Do you ever read an article or listen to a news story and think, “Wow. No common sense.” Quite likely. Sometimes there is more to the story (discovered later) which redeems the participants, either partly or fully. After all, not every detail makes it into a broadcast or past an editor’s pen. The people in them may have a good reason for their (apparent) lack of good judgement.
With that in mind, I would love to see the details for this particular story. I watched an interview on The Weather Channel earlier today. The reporter spoke with 2 people who plan to stay on the eastern Florida coast while Hurricane Matthew roars in. Not inland, mind you, where the governor is urging everyone to go because, and I quote, “This storm will kill you.” In a beach house, on the beach, with a category 4 (maybe 5) storm making landfall.

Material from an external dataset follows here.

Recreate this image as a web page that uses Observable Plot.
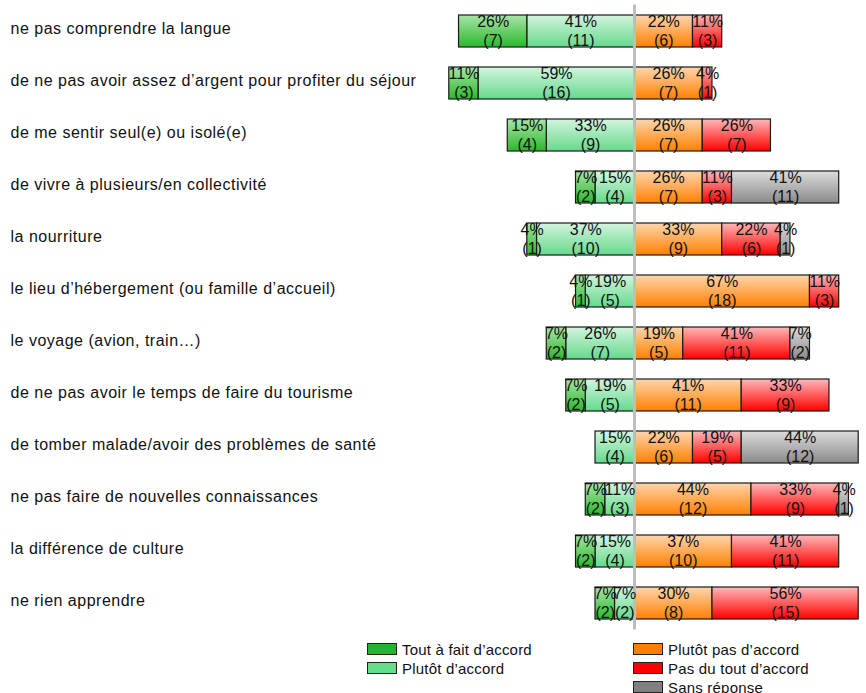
<!DOCTYPE html>
<html><head><meta charset="utf-8">
<script src="https://cdn.jsdelivr.net/npm/d3@7"></script>
<script src="https://cdn.jsdelivr.net/npm/@observablehq/plot@0.6"></script>
<style>
body{margin:0;background:#fff;font-family:"Liberation Sans",Arial,sans-serif;}
#wrap{position:relative;width:866px;height:693px;overflow:hidden;}
.lg{position:absolute;font-size:15px;letter-spacing:0.2px;color:#111;line-height:13px;white-space:nowrap;}
.lg span{display:inline-block;width:28px;height:10px;border:1px solid #222;vertical-align:0px;margin-right:5px;}
.ylab text{letter-spacing:0.5px;}
</style></head>
<body><div id="wrap"><div id="chart"></div></div>
<script>
const N = 27;
const categories = [
  "ne pas comprendre la langue",
  "de ne pas avoir assez d\u2019argent pour profiter du séjour",
  "de me sentir seul(e) ou isolé(e)",
  "de vivre à plusieurs/en collectivité",
  "la nourriture",
  "le lieu d\u2019hébergement (ou famille d\u2019accueil)",
  "le voyage (avion, train\u2026)",
  "de ne pas avoir le temps de faire du tourisme",
  "de tomber malade/avoir des problèmes de santé",
  "ne pas faire de nouvelles connaissances",
  "la différence de culture",
  "ne rien apprendre"
];
const seriesNames = ["Tout à fait d\u2019accord","Plutôt d\u2019accord","Plutôt pas d\u2019accord","Pas du tout d\u2019accord","Sans réponse"];
const pctToutAFait   = [26,11,15,7,4,4,7,7,0,7,7,7];
const cntToutAFait   = [7,3,4,2,1,1,2,2,0,2,2,2];
const pctPlutot      = [41,59,33,15,37,19,26,19,15,11,15,7];
const cntPlutot      = [11,16,9,4,10,5,7,5,4,3,4,2];
const pctPlutotPas   = [22,26,26,26,33,67,19,41,22,44,37,30];
const cntPlutotPas   = [6,7,7,7,9,18,5,11,6,12,10,8];
const pctPasDuTout   = [11,4,26,11,22,11,41,33,19,33,41,56];
const cntPasDuTout   = [3,1,7,3,6,3,11,9,5,9,11,15];
const pctSansRep     = [0,0,0,41,4,0,7,0,44,4,0,0];
const cntSansRep     = [0,0,0,11,1,0,2,0,12,1,0,0];

const colors = {
  g1:["#a6e6a6","#2cb82c"],
  g2:["#d2f5de","#66d98c"],
  o :["#ffd6ad","#ff8000"],
  r :["#ffb8b8","#ff0000"],
  s :["#dcdcdc","#8a8a8a"]
};

const segs = [];
categories.forEach((c,i)=>{
  const a = cntPlutot[i]/N*100, b = cntToutAFait[i]/N*100;
  segs.push({cat:c, x1:-a, x2:0, pct:pctPlutot[i], cnt:cntPlutot[i], g:"g2"});
  segs.push({cat:c, x1:-a-b, x2:-a, pct:pctToutAFait[i], cnt:cntToutAFait[i], g:"g1"});
  let x = 0;
  [[pctPlutotPas,cntPlutotPas,"o"],[pctPasDuTout,cntPasDuTout,"r"],[pctSansRep,cntSansRep,"s"]].forEach(([p,n,g])=>{
    const w = n[i]/N*100;
    segs.push({cat:c, x1:x, x2:x+w, pct:p[i], cnt:n[i], g});
    x += w;
  });
});
const data = segs.filter(d=>d.cnt>0);

const px = 2.632, lo = -72, hi = 88, center = 634;
const mL = center + lo*px;
const mR = 866 - mL - (hi-lo)*px;

const defs = () => {
  const d = d3.create("svg:defs");
  for (const [k,[t,b]] of Object.entries(colors)) {
    const lg = d.append("linearGradient").attr("id","grad-"+k).attr("x1",0).attr("y1",0).attr("x2",0).attr("y2",1);
    lg.append("stop").attr("offset","0%").attr("stop-color",t);
    lg.append("stop").attr("offset","100%").attr("stop-color",b);
  }
  return d.node();
};

const chart = Plot.plot({
  width: 866, height: 636,
  marginLeft: mL, marginRight: mR, marginTop: 4.6, marginBottom: 6.6,
  style:{fontFamily:"'Liberation Sans', Arial, sans-serif", background:"#fff"},
  x:{domain:[lo,hi], axis:null},
  y:{domain:categories, paddingInner:0.3846, paddingOuter:0.2, round:false, label:null},
  marks:[
    defs,
    Plot.barX(data,{x1:"x1", x2:"x2", y:"cat", fill:d=>`url(#grad-${d.g})`, stroke:"#1a1a1a", strokeWidth:1.2}),
    Plot.ruleX([0],{stroke:"#bdbdbd", strokeWidth:3}),
    Plot.text(data,{x:d=>(d.x1+d.x2)/2, y:"cat", text:d=>d.pct+"%", dy:-9.5, fontSize:16, fill:"#111"}),
    Plot.text(data,{x:d=>(d.x1+d.x2)/2, y:"cat", text:d=>"("+d.cnt+")", dy:9, fontSize:16, fill:"#111"}),
    Plot.axisY({tickSize:0, tickPadding:0, textAnchor:"start", dx:10-mL, dy:-3, fontSize:16, fill:"#111", label:null, className:"ylab"})
  ]
});
document.getElementById("chart").appendChild(chart);

const legendItems = [
  [seriesNames[0], "#21b531", 367, 643],
  [seriesNames[1], "#66dd8c", 367, 662],
  [seriesNames[2], "#ff8000", 633, 643],
  [seriesNames[3], "#ff0000", 633, 662],
  [seriesNames[4], "#808080", 633, 681]
];
const wrap = document.getElementById("wrap");
legendItems.forEach(([t,c,x,y])=>{
  const div = document.createElement("div");
  div.className="lg"; div.style.left=x+"px"; div.style.top=y+"px";
  div.innerHTML = `<span style="background:${c}"></span>${t}`;
  wrap.appendChild(div);
});
</script></body></html>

Their reason for staying and not being afraid? They are from Wisconsin and are used to blizzards. They mentioned the (woefully inadequate) preparations they had made to the home they are staying in and laughed at the thought of the next couple of days.
Once I picked my jaw up off the floor, I wondered if there was any validity to their claim. So, being the curious person I am, I decided to compare blizzard winds to hurricane winds. One of the first things I found was that blizzards can indeed have fearsome winds. One of the worst, dubbed the Storm of the Century, was comparable to a category 3 hurricane (for more interesting information on worst blizzards, read here).
After I had read about the absolute worst in the country, I decided to see the absolute worst Wisconsin had to endure and I noticed something very interesting. The worst storm, in March 1976, topped out with winds roughly 60 mph and turned quite a few counties into federal disasters areas.Obviously, blizzards can cause a great deal of damage and claim many lives. I don’t even like Louisiana winters and really can’t imagine going through an ice storm. Which is why if I happened to find myself in the path of a blizzard, I would be listening to the authorities and doing whatever was recommended. If they recommended I leave the area instead of staying around to have a ‘blizzard party’, I’d get myself out of town.
Staying on the coast with a major hurricane barreling towards you is suicide. The winds are at least twice the speed of the worst blizzard from their area. The storm surge from such monsters is unbelievable and will hit with frightening speed and strength. The very roofs and walls of well built structures aren’t a match for its power. At this point, I am genuinely hoping police notice this interview and strongly, strongly suggest these people move inland. Otherwise, their bodies may be found amid the wreckage that was once a beach house.